On this page you will be able to find out about all the exciting learning happening in Year 1. Below you will find our year’s planning, half termly newsletter and link to our Twitter page.
First, we’d like to introduce you to the Year 1 team.
Elder’s class teacher is Mrs Binks and she is the Leader of Learning for Key Stage One. Mrs Binks is a very experienced and dedicated teacher who has worked across KS1 and KS2. Over the last year, Mrs Binks has implemented an innovative approach to teaching and learning in Year 1, with a focus on ensuring learning is age appropriate and fun for the children. Mrs Binks will be leaving in December to go on maternity leave.
Elder’s class teacher from December will be Mrs Cole. Mrs Cole is a very experienced Early Years and Key Stage 1 teacher who also leads music across our school. Mrs Cole specialises in Early Years education and is really looking forward to supporting the children with our new continuous provision approach to learning. Mrs Cole knows the children in Elder class very well and is looking forward to working with them when she returns from maternity leave.
Hazel’s class teacher is Miss Dadzie. Miss Dadzie has a very strong understanding of early learning and has spent the first part of her teaching career in Reception. She is passionate about teaching and has high expectations of all learners. Her background in Reception means she is very confident when supporting early learners. Miss Dadzie will be working with The National Literacy Trust (and our English leader, Miss Farrall), to run an exciting reading project across Year 1 this year.
Beech’s class teacher is Miss Panesar. Miss Panesar has spent the year developing her teaching practice in Year 1. She is extremely hardworking and dedicated to the children and is very committed to her profession.
The LSAs supporting the children in Year 1 are Miss White, Miss Levatt, Mrs Savage, Mrs Webb, Ms Sadra and Miss Alderton.
Year 1 is a very exciting year as children move from the Early Years Foundation Stage into Key Stage One. As well as teaching the Year 1 National Curriculum, we will also be recapping important learning from the Early Years Framework. This will ensure any gaps in children’s learning from Reception are closed and the framework is mastered which ensures great stepping stones for them as they continue their learning journey at Alexander McLeod.

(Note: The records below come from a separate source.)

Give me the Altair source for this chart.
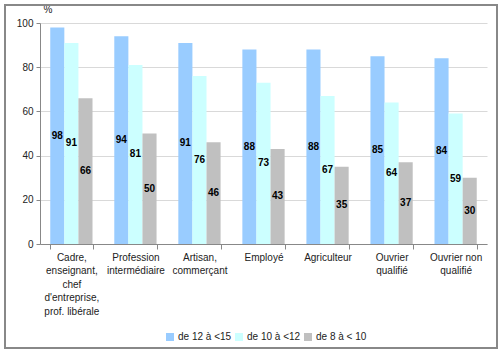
import altair as alt
import pandas as pd

categories = [
    "Cadre,|enseignant,|chef|d'entreprise,|prof. libérale",
    "Profession|intermédiaire",
    "Artisan,|commerçant",
    "Employé",
    "Agriculteur",
    "Ouvrier|qualifié",
    "Ouvrier non|qualifié",
]
series = ["de 12 à <15", "de 10 à <12", "de 8 à < 10"]
v_12_15 = [98, 94, 91, 88, 88, 85, 84]
v_10_12 = [91, 81, 76, 73, 67, 64, 59]
v_8_10 = [66, 50, 46, 43, 35, 37, 30]
colors = ["#99CCFF", "#CCFFFF", "#C0C0C0"]

rows = []
for s, vals in zip(series, [v_12_15, v_10_12, v_8_10]):
    for c, v in zip(categories, vals):
        rows.append({"category": c, "series": s, "value": v})
df = pd.DataFrame(rows)

FONT = "Liberation Sans"

x_enc = alt.X(
    "category:N",
    sort=categories,
    scale=alt.Scale(paddingInner=0.34, paddingOuter=0.16),
    axis=alt.Axis(
        title=None,
        labelAngle=0,
        labelExpr="split(datum.label, '|')",
        labelLineHeight=13.5,
        labelFontSize=10,
        labelColor="#222222",
        labelFont=FONT,
        labelPadding=3,
        tickBand="extent",
        tickSize=5,
        tickColor="#888888",
        domainColor="#888888",
        labelLimit=200,
    ),
)
xo_enc = alt.XOffset("series:N", sort=series, scale=alt.Scale(paddingInner=0, paddingOuter=0))

bars = alt.Chart(df).mark_bar().encode(
    x=x_enc,
    xOffset=xo_enc,
    y=alt.Y(
        "value:Q",
        scale=alt.Scale(domain=[0, 100]),
        axis=alt.Axis(
            values=[0, 20, 40, 60, 80, 100],
            title="%",
            titleAngle=0,
            titleX=3,
            titleY=-9,
            titleAlign="left",
            titleFontWeight="normal",
            titleFontSize=10,
            titleFont=FONT,
            titleColor="#222222",
            labelFontSize=10,
            labelFont=FONT,
            labelColor="#222222",
            tickSize=4,
            tickColor="#888888",
            domainColor="#888888",
            gridColor="#D9D9D9",
            labelPadding=3,
        ),
    ),
    color=alt.Color(
        "series:N",
        sort=series,
        scale=alt.Scale(domain=series, range=colors),
        legend=alt.Legend(
            title=None,
            orient="none",
            direction="horizontal",
            legendX=125,
            legendY=309,
            symbolType="square",
            symbolSize=64,
            symbolStrokeWidth=0,
            labelFontSize=10,
            labelFont=FONT,
            labelColor="#222222",
            labelOffset=3,
            columnPadding=2,
        ),
    ),
)

labels = alt.Chart(df).transform_calculate(mid="datum.value / 2").mark_text(
    font=FONT, fontSize=10, fontWeight="bold", color="#000000"
).encode(
    x=alt.X("category:N", sort=categories),
    xOffset=xo_enc,
    y=alt.Y("mid:Q"),
    text=alt.Text("value:Q"),
)

border = alt.Chart(pd.DataFrame({"b": [0]})).mark_rect(
    filled=False, stroke="#888888", strokeWidth=2
).encode(
    x=alt.value(-35), x2=alt.value(457), y=alt.value(-18), y2=alt.value(325)
)

chart = alt.layer(bars, labels, border).properties(
    width=447,
    height=221,
    padding={"left": 40, "top": 23, "right": 13, "bottom": 108},
    autosize=alt.AutoSizeParams(type="none"),
).configure_view(stroke=None)

chart.save("out.html", embed_options={"renderer": "svg", "actions": False})
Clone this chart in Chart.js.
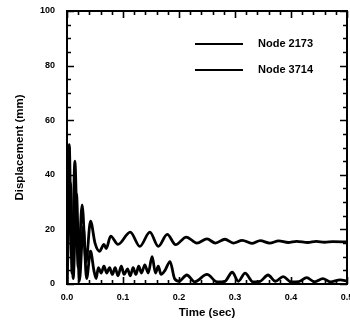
<!DOCTYPE html>
<html>
<head>
<meta charset="utf-8">
<script src="https://cdn.jsdelivr.net/npm/chart.js@4/dist/chart.umd.min.js"></script>
<style>
  html, body { margin: 0; padding: 0; background: #fff; }
  canvas { display: block; }
</style>
</head>
<body>
<canvas id="c" width="350" height="325"></canvas>
<script>
// Nodal displacement history, time in seconds, displacement in mm
const seriesNames = ['Node 2173', 'Node 3714'];

const time2173 = [0, 0.002, 0.004, 0.007, 0.009, 0.014, 0.020, 0.027, 0.034, 0.042, 0.050, 0.058, 0.066, 0.070, 0.078,
  0.091, 0.113, 0.130, 0.148, 0.163, 0.179, 0.194, 0.213, 0.232, 0.250, 0.265, 0.282, 0.297, 0.313, 0.330,
  0.345, 0.362, 0.378, 0.395, 0.410, 0.430, 0.445, 0.460, 0.475, 0.500];
const disp2173 = [0, 30, 51, 20, 4, 45, 6, 29, 8, 23, 15, 12, 14.5, 13, 17.5,
  14.5, 19, 13.8, 19, 13.8, 18.2, 14.4, 17.2, 15, 16.5, 15, 16.4, 15, 16, 14.9,
  15.9, 15, 15.8, 15.2, 15.6, 15.2, 15.6, 15.3, 15.5, 15.4];

const time3714 = [0, 0.003, 0.006, 0.011, 0.017, 0.022, 0.029, 0.035, 0.042, 0.048, 0.052, 0.056, 0.061, 0.066,
  0.071, 0.076, 0.081, 0.086, 0.091, 0.097, 0.102, 0.108, 0.113, 0.118, 0.123, 0.128, 0.133, 0.139, 0.145,
  0.152, 0.158, 0.163, 0.168, 0.175, 0.184, 0.192, 0.200, 0.214, 0.228, 0.250, 0.268, 0.282, 0.295, 0.306,
  0.318, 0.332, 0.345, 0.359, 0.372, 0.386, 0.400, 0.414, 0.428, 0.442, 0.457, 0.470, 0.488, 0.500];
const disp3714 = [0, 20, 37, 2, 33, 1, 21, 2, 12, 5, 2, 6, 4, 6.5,
  4, 6, 3.5, 6, 3, 6.5, 3.5, 5.5, 3, 6, 3.5, 6.5, 4, 7, 4,
  10, 4, 6.5, 3.5, 5, 8.2, 2, 1, 3.3, 0.8, 3.5, 0.8, 1, 4.3, 1,
  4, 0.8, 1, 3.3, 1, 2.7, 0.8, 0.9, 2.3, 0.8, 2, 0.8, 1.5, 1];

const xTickStep = 0.02;   // minor ticks; labels every 0.1
const yTickStep = 5;      // minor ticks; labels every 20

const toPoints = (ts, vs) => ts.map((t, i) => ({ x: t, y: vs[i] }));

const labelFont = { family: "'Liberation Sans Narrow', 'Liberation Sans', Arial, sans-serif", size: 9, weight: 'bold' };
const titleFont = { family: "'Liberation Sans', Arial, sans-serif", size: 11.5, weight: 'bold' };

// Frame, inward ticks on all four sides, and the in-plot legend
const framePlugin = {
  id: 'frame',
  afterDatasetsDraw(chart) {
    const { ctx, chartArea: a, scales } = chart;
    ctx.save();
    ctx.strokeStyle = '#000';
    ctx.lineWidth = 2;
    ctx.strokeRect(a.left, a.top, a.right - a.left, a.bottom - a.top);
    ctx.lineWidth = 1.6;
    ctx.beginPath();
    scales.x.ticks.forEach(tk => {
      const px = Math.round(scales.x.getPixelForValue(tk.value)) + 0.5;
      const major = Math.abs(tk.value * 10 - Math.round(tk.value * 10)) < 1e-6;
      const len = major ? 7 : 4;
      ctx.moveTo(px, a.bottom); ctx.lineTo(px, a.bottom - len);
      ctx.moveTo(px, a.top); ctx.lineTo(px, a.top + len);
    });
    scales.y.ticks.forEach(tk => {
      const py = Math.round(scales.y.getPixelForValue(tk.value)) + 0.5;
      const major = tk.value % 20 === 0;
      const len = major ? 7 : 4;
      ctx.moveTo(a.left, py); ctx.lineTo(a.left + len, py);
      ctx.moveTo(a.right, py); ctx.lineTo(a.right - len, py);
    });
    ctx.stroke();

    // legend
    const rows = [44, 70];
    ctx.font = "bold 11px 'Liberation Sans', Arial, sans-serif";
    ctx.textBaseline = 'middle';
    ctx.fillStyle = '#000';
    chart.data.datasets.forEach((ds, i) => {
      ctx.lineWidth = 2;
      ctx.strokeStyle = ds.borderColor;
      ctx.beginPath();
      ctx.moveTo(195, rows[i]); ctx.lineTo(243, rows[i]);
      ctx.stroke();
      ctx.fillText(ds.label, 258, rows[i]);
    });
    ctx.restore();
  }
};

new Chart(document.getElementById('c'), {
  type: 'line',
  data: {
    datasets: [
      { label: seriesNames[0], data: toPoints(time2173, disp2173) },
      { label: seriesNames[1], data: toPoints(time3714, disp3714) }
    ].map(d => Object.assign(d, {
      borderColor: '#000', borderWidth: 2.8, pointRadius: 0,
      cubicInterpolationMode: 'monotone', fill: false
    }))
  },
  options: {
    responsive: false,
    animation: false,
    devicePixelRatio: 1,
    layout: { padding: { left: 0, right: 3, top: 11, bottom: 0 } },
    plugins: { legend: { display: false }, tooltip: { enabled: false } },
    scales: {
      x: {
        type: 'linear', min: 0, max: 0.5,
        grid: { display: false, drawTicks: false },
        border: { display: false },
        ticks: {
          stepSize: xTickStep, autoSkip: false, maxRotation: 0, padding: 8,
          color: '#000', font: labelFont,
          callback: v => Math.abs(v * 10 - Math.round(v * 10)) < 1e-6 ? v.toFixed(1) : ''
        },
        title: { display: true, text: 'Time (sec)', color: '#000', font: titleFont, padding: { top: 2, bottom: 5 } },
        afterFit: s => { s.height = 41; s.paddingLeft = 0; s.paddingRight = 0; }
      },
      y: {
        min: 0, max: 100,
        grid: { display: false, drawTicks: false },
        border: { display: false },
        ticks: {
          stepSize: yTickStep, autoSkip: false, padding: 12,
          color: '#000', font: labelFont,
          callback: v => v % 20 === 0 ? String(v) : ''
        },
        title: { display: true, text: 'Displacement (mm)', color: '#000', font: titleFont, padding: { top: 13, bottom: 0 } },
        afterFit: s => { s.width = 67; s.paddingTop = 0; s.paddingBottom = 0; }
      }
    }
  },
  plugins: [framePlugin]
});
</script>
</body>
</html>
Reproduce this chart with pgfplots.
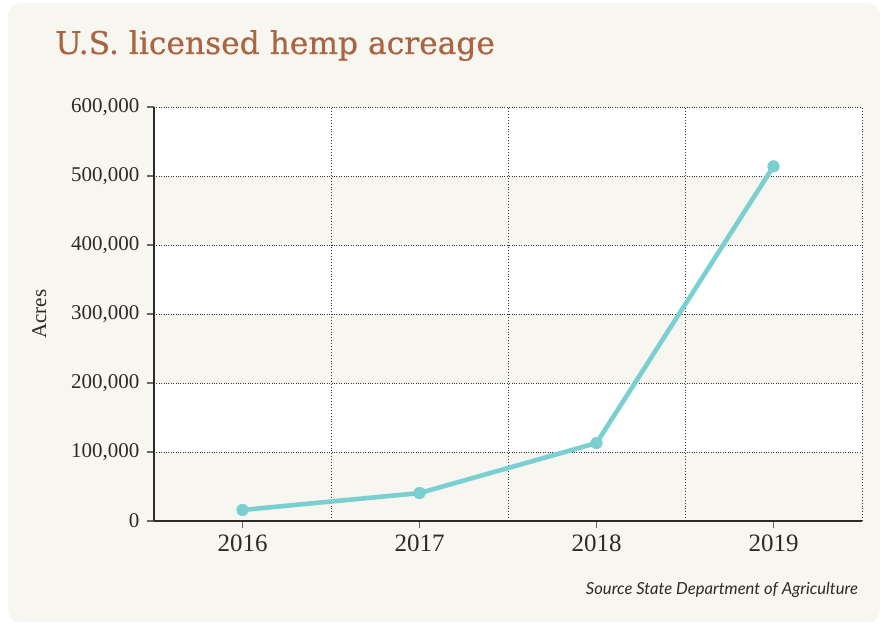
\documentclass[border=0pt]{standalone}
\usepackage{pgfplots}
\pgfplotsset{compat=1.18}
\usepackage{fontspec}
\setmainfont{Liberation Serif}
\newfontfamily\titlefont[FakeBold=0.5]{DejaVu Serif}
\newfontfamily\srcfont{Lato}
\definecolor{beige}{RGB}{247,246,241}
\definecolor{titlebrown}{RGB}{170,100,64}
\definecolor{teal}{RGB}{122,207,209}
\definecolor{axisdark}{RGB}{45,42,40}
\pgfplotsset{myaxis/.style={
  scale only axis,
  width=708pt, height=414pt,
  at={(154pt,105pt)}, anchor=south west,
  xmin=-0.5, xmax=3.5,
  ymin=0, ymax=600000,
}}
\begin{document}
\begin{tikzpicture}
\fill[white] (0,0) rectangle (883pt,626pt);
\fill[beige, rounded corners=12pt] (8pt,4pt) rectangle (880pt,623pt);
\node[anchor=base west, inner sep=0pt, text=titlebrown, font=\titlefont\fontsize{31.3}{31.3}\selectfont] at (55pt,572pt) {U.S. licensed hemp acreage};
\node[anchor=base east, inner sep=0pt, text=axisdark, font=\srcfont\itshape\fontsize{16.6}{16.6}\selectfont] at (858pt,31pt) {Source State Department of Agriculture};
\begin{axis}[myaxis, hide axis, clip=false]
\addplot[fill=beige, draw=none] coordinates {(-0.5,0) (3.5,0) (3.5,100000) (-0.5,100000)};
\addplot[fill=white, draw=none] coordinates {(-0.5,100000) (3.5,100000) (3.5,200000) (-0.5,200000)};
\addplot[fill=beige, draw=none] coordinates {(-0.5,200000) (3.5,200000) (3.5,300000) (-0.5,300000)};
\addplot[fill=white, draw=none] coordinates {(-0.5,300000) (3.5,300000) (3.5,400000) (-0.5,400000)};
\addplot[fill=beige, draw=none] coordinates {(-0.5,400000) (3.5,400000) (3.5,500000) (-0.5,500000)};
\addplot[fill=white, draw=none] coordinates {(-0.5,500000) (3.5,500000) (3.5,600000) (-0.5,600000)};
\end{axis}
\begin{axis}[
  myaxis,
  axis x line*=bottom, axis y line*=left,
  axis line style={-, line width=2.2pt, color=axisdark},
  xtick={0,1,2,3},
  xticklabels={2016,2017,2018,2019},
  minor xtick={0.5,1.5,2.5,3.5},
  xminorgrids=true, xmajorgrids=false,
  ytick={0,100000,200000,300000,400000,500000,600000},
  ymajorgrids=true,
  grid style={dotted, line width=0.9pt, color=black!80},
  minor grid style={dotted, line width=0.9pt, color=black!80},
  tick align=outside,
  major tick length=7pt,
  minor tick length=0pt,
  tick style={color=black!60, line width=1.2pt},
  scaled y ticks=false,
  yticklabel style={/pgf/number format/fixed, /pgf/number format/1000 sep={,}, /pgf/number format/assume math mode=true, font=\fontsize{21}{21}\selectfont, text=axisdark, xshift=-4pt},
  xticklabel style={font=\fontsize{25}{25}\selectfont, text=axisdark, yshift=-3pt},
  ylabel={Acres},
  ylabel style={at={(axis description cs:-0.162,0.5)}, anchor=center, font=\fontsize{21}{21}\selectfont, text=axisdark},
  clip=false,
]
\addplot[color=teal, line width=4.6pt, mark=*, mark size=5.8pt, mark options={solid, fill=teal, draw=teal, line width=0.5pt}] coordinates {
(0,16000) (1,40500) (2,113000) (3,514000)
};
\end{axis}
\end{tikzpicture}
\end{document}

Albert Einstein stated that ‘play is the highest form of research’. Year 1 will be using continuous provision to cover our curriculum. We will use child-initiated play, along with small adult led focus groups to cover our curriculum. Each day we will provide various resources for children to explore freely in different areas of the classroom. Each area will be engaging, offer challenge and allow children to develop important life skills such as critical thinking and problem solving, as well as meeting the National Curriculum. As the children learn and develop, our provision will gradually become more formal. This will support children with their transition into Year 2 where all learning is formalised.
In Year 1, a big part of our provision is the use of books all around the classroom to enhance the children’s learning. As well as linking to our topics they also link to PSHE issues such as friendship and kindness and offer a range of diversity to ensure all children can see themselves represented through the books in our classrooms. As well as each child reading with an adult twice a week, we also use high quality texts to teach whole class reading every day.
The topics that are being covered in Year 1 this year are Superheroes, Dinosaurs, Space, Journeys, The Wonder Garden and Journey to Jamaica. We have chosen these topics as they all lend themselves well to cross curricular learning which will enable children to develop knowledge, skills and understanding, while motivating them to learn in a variety of creative ways.
In Year 1, children will complete a Phonics Screening Check at the end of the year. Children will take this test in an informal setting, one-to-one, with a teacher. Whilst children learn phonics to help them with both word reading and spelling, the Phonics Screening Check only tests their skills at word reading. This is sometimes called decoding. During the Phonics Screening Check, children are asked to read (decode) 40 words. Most of these words are real words but some are pseudo-words (made up words). Pseudo-words are included to ensure that children are using their decoding skills and not just relying on their memory of words they’ve read before. As some children may misread these pseudo-words based on their similarity to words in their existing vocabulary, each pseudo-word is clearly identified with an image of an alien. Most teachers and children, therefore, refer to pseudo-words as alien words. Children are taught phonics every day and they will be taught the difference between pseudo-words and real words throughout the school year.